Click on this link to see the analysis: Multiaxial Strain Life Analysis
The Multiaxial Fatigue Calculator could also be used to analyze any of the load cases in the spreadsheet. Next we select a torsion load case, BC-TR2-1, with a torque of 2400 Nm. This results in a nominal shear stress of 192 MPa and a maximum shear stress of 192 * 1.3 = 248 MPa. Computed lives range from 29,800 to 424,000 compared to the experiment of 65,000 cycles. Why such a large difference in estimates. The longest life comes from the SWT theory which is maximum principle strain based. You should always use a shear based theory for ductile materials.

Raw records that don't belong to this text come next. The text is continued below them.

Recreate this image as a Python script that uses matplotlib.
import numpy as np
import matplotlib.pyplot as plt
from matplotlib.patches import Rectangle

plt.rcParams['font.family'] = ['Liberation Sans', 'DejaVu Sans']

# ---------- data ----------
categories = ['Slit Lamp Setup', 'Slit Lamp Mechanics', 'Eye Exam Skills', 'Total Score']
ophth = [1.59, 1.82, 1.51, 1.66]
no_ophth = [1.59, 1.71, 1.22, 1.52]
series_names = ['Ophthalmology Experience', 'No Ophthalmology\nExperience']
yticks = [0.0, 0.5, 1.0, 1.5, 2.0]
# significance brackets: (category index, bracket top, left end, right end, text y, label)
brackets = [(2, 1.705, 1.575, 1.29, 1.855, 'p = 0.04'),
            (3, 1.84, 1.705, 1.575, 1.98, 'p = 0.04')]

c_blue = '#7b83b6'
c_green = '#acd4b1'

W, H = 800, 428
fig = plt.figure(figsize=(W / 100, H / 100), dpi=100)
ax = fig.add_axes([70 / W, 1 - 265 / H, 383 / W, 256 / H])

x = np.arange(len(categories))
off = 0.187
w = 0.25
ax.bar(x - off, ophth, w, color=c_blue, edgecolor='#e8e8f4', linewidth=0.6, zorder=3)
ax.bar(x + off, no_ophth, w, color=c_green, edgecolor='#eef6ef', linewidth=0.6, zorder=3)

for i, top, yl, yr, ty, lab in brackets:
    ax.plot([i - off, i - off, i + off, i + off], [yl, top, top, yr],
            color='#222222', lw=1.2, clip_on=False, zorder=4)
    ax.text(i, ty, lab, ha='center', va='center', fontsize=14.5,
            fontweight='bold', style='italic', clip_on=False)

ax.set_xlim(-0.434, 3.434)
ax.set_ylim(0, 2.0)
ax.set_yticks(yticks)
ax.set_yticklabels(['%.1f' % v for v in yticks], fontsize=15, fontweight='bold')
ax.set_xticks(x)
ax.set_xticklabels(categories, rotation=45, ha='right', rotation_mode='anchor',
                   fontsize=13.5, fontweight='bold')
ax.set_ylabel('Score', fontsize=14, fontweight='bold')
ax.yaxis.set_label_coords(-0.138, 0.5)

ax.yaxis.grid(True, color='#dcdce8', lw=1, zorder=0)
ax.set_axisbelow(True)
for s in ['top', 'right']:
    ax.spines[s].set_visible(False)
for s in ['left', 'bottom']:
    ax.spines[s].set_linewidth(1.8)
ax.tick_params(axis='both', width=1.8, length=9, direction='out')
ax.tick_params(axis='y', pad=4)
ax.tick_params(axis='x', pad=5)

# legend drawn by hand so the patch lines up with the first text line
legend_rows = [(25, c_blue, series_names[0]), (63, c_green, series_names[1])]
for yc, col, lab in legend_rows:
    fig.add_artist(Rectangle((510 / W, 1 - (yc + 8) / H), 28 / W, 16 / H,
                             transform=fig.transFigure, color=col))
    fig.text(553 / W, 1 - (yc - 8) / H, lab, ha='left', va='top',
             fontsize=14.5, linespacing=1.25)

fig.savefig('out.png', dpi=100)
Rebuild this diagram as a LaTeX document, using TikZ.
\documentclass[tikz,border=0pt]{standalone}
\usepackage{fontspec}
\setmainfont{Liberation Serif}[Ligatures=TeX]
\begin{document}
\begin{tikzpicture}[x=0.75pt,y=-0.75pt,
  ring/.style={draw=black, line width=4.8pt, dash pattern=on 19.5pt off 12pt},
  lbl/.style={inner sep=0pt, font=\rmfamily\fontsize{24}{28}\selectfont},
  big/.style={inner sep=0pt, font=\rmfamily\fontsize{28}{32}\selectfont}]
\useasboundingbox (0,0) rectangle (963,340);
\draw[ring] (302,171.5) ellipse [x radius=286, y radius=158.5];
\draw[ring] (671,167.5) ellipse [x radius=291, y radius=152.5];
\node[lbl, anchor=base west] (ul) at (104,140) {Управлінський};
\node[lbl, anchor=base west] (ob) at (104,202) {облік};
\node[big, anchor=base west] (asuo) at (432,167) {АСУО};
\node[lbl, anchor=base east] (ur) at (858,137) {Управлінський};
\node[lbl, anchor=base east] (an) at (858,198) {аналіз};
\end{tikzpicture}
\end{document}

Click on this link to see the analysis: Multiaxial Strain Life Analysis
Fatigue lives can also be computed directly from the ANSYS model with the FEM Analyzers. Since the tests involve plastic deformation it is best to use the FEM Strain-Life Analyzer. We choose AOS-BR1-1 as an example. Select the bending FEM model for a unit load of 1 Nm in bending. Then scale the FEM to +/- 1475. Be sure to choose the normalized condition for the 1045 steel. You can see the effect of strain gradients by turningthe gradient effects on or off. Results are shown as a series of contour plots of fatigue life. In this case the life is computed to be 360,000 cycles compared to the experiments of 230,000 and 464,000.
Click on this link to see the analysis: FEM Strain Life Analysis
Exercises
Analyze all of the load cases in the spreadsheet and make some general conclusions about the accuracy of fatigue calculations.
From the experimental data, what general observations can be made about the importance of crack growth calculations?